— START OF AVAILABLE DATA —

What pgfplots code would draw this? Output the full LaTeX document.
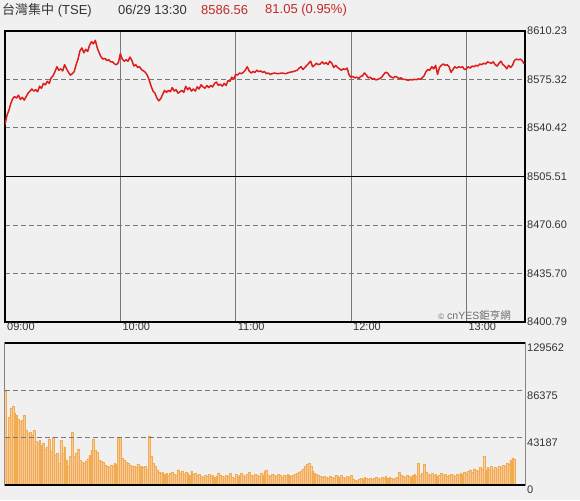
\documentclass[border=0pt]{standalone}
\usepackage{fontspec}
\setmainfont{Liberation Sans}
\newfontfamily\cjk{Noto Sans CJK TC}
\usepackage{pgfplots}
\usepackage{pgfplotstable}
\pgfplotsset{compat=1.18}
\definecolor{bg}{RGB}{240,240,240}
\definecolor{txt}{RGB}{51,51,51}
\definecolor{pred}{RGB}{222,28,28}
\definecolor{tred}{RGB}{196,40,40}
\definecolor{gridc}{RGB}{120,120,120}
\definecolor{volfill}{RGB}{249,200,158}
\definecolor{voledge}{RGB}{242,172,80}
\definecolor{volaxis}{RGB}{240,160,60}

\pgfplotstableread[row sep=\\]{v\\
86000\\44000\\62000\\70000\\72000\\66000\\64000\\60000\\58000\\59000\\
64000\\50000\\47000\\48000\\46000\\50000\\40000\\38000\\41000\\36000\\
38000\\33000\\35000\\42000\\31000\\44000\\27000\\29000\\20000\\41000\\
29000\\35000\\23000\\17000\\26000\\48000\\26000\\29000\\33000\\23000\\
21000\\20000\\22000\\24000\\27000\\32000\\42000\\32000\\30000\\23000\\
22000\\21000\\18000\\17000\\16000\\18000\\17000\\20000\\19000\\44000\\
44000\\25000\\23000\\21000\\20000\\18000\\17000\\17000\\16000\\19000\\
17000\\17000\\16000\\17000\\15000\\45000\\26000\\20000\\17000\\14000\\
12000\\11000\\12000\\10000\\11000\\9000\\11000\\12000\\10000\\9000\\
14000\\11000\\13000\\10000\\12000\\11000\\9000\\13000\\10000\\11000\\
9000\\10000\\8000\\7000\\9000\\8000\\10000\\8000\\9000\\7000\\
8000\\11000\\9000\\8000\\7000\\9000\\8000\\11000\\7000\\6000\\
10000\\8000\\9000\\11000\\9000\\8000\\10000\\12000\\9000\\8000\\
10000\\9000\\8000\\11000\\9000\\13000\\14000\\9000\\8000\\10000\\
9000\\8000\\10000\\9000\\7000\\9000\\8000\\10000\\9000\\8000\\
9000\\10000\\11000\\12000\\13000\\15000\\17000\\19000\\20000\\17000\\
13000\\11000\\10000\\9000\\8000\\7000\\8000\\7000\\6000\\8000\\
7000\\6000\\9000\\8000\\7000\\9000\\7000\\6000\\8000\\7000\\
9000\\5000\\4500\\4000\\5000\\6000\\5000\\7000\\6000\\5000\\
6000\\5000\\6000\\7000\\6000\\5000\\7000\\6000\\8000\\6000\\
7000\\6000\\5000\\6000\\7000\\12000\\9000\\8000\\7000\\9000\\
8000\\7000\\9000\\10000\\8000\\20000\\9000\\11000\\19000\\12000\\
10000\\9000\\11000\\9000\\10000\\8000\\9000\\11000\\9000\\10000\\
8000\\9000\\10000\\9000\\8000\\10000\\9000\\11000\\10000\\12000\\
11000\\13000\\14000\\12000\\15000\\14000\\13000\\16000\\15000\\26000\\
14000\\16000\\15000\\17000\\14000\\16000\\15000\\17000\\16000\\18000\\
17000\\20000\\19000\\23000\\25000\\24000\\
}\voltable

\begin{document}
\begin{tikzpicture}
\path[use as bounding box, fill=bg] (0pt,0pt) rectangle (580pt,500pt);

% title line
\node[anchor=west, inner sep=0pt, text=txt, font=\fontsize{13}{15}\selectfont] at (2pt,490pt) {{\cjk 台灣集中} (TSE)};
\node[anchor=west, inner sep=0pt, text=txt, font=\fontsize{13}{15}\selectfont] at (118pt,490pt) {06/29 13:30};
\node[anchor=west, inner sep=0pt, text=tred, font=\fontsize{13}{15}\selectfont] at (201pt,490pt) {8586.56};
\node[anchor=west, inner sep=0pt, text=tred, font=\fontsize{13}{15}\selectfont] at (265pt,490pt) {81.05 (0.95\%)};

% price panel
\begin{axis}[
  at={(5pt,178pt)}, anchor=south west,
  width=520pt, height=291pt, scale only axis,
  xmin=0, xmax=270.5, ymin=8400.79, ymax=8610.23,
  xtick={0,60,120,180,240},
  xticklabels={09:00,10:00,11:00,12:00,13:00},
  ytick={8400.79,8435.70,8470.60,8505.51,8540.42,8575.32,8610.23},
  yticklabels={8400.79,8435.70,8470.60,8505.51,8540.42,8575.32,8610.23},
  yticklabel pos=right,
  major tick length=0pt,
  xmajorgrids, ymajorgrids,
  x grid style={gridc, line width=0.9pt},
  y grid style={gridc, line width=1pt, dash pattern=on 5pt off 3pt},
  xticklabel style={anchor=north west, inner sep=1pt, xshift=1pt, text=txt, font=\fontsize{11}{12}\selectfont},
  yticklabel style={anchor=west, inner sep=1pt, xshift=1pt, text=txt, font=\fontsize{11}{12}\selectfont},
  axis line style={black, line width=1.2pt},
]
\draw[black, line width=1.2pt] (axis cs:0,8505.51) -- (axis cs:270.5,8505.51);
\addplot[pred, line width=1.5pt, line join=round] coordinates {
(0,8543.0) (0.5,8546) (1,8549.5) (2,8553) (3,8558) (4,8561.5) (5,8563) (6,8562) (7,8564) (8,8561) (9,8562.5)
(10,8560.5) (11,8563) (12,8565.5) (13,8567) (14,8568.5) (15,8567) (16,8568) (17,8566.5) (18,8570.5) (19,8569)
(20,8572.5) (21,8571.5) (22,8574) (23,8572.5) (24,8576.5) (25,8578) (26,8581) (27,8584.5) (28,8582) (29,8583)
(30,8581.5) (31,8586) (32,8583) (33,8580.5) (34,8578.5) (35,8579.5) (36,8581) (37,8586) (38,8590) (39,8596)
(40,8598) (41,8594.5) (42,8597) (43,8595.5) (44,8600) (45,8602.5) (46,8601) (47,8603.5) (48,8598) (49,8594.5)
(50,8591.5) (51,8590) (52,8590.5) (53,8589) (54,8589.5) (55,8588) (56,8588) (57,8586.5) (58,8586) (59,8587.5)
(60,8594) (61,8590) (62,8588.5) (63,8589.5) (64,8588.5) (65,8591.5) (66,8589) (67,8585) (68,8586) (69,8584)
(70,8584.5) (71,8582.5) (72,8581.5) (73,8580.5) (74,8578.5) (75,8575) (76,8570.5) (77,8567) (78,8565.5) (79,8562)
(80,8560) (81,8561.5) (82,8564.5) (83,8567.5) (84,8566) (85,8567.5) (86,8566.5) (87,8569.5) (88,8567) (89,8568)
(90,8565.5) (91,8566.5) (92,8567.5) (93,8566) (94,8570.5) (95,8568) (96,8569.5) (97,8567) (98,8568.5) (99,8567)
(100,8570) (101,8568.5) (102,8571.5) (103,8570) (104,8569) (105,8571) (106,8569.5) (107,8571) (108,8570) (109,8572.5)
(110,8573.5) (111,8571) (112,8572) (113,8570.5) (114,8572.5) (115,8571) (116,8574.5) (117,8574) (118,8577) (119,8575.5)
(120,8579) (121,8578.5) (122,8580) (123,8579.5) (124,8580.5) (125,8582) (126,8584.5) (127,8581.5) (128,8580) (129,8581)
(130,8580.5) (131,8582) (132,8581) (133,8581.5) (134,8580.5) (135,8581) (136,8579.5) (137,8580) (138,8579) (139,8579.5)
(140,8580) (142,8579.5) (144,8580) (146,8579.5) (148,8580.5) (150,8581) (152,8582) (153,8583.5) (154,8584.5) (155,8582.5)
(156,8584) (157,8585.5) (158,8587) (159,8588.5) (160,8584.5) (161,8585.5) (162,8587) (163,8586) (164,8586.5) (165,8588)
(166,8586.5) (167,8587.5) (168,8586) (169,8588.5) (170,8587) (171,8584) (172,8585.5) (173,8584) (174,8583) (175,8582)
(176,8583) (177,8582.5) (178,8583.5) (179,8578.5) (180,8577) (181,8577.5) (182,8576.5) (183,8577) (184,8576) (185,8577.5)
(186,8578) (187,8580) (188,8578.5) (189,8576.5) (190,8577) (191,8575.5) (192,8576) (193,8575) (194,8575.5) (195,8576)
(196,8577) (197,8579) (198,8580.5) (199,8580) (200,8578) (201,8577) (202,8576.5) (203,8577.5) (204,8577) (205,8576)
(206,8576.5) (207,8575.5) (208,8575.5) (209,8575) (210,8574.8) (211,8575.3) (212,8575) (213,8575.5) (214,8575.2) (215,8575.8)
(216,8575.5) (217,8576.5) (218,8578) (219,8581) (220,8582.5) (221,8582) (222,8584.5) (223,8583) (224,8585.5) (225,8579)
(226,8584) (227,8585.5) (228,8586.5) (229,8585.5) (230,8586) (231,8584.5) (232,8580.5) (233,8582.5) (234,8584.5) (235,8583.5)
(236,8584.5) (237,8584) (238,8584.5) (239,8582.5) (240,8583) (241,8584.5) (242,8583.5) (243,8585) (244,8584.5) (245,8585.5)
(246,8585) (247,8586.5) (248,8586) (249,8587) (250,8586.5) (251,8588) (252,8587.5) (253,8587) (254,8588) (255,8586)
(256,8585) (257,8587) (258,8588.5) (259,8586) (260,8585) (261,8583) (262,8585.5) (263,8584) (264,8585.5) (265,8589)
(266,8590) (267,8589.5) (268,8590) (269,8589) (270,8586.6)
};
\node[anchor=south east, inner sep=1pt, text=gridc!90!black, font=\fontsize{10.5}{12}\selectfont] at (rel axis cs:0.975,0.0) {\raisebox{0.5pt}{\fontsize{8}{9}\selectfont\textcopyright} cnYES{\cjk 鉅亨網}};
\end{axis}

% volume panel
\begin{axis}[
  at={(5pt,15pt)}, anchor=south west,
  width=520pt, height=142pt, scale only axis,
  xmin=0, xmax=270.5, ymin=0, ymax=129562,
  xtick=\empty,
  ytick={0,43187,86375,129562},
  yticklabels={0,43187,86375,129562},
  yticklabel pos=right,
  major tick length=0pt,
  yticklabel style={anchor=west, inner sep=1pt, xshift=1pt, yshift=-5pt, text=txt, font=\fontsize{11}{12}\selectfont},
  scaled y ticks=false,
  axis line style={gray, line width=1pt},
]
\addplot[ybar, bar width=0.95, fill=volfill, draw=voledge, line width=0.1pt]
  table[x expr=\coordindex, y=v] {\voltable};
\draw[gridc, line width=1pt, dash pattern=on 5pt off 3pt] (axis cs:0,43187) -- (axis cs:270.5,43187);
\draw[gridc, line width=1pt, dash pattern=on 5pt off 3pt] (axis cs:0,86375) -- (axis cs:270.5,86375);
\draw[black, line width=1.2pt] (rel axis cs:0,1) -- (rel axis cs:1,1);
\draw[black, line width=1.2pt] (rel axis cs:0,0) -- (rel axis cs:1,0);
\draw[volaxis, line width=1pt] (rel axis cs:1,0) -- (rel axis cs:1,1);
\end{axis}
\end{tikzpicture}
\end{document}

— END OF AVAILABLE DATA —

■ **THE TASK**:
Copy all lines from the data that hold the word "draw".

■ **RESPONSE TO THIS TASK**:
What pgfplots code would draw this? Output the full LaTeX document.
\draw[black, line width=1.2pt] (axis cs:0,8505.51) -- (axis cs:270.5,8505.51);
\addplot[ybar, bar width=0.95, fill=volfill, draw=voledge, line width=0.1pt]
\draw[gridc, line width=1pt, dash pattern=on 5pt off 3pt] (axis cs:0,43187) -- (axis cs:270.5,43187);
\draw[gridc, line width=1pt, dash pattern=on 5pt off 3pt] (axis cs:0,86375) -- (axis cs:270.5,86375);
\draw[black, line width=1.2pt] (rel axis cs:0,1) -- (rel axis cs:1,1);
\draw[black, line width=1.2pt] (rel axis cs:0,0) -- (rel axis cs:1,0);
\draw[volaxis, line width=1pt] (rel axis cs:1,0) -- (rel axis cs:1,1);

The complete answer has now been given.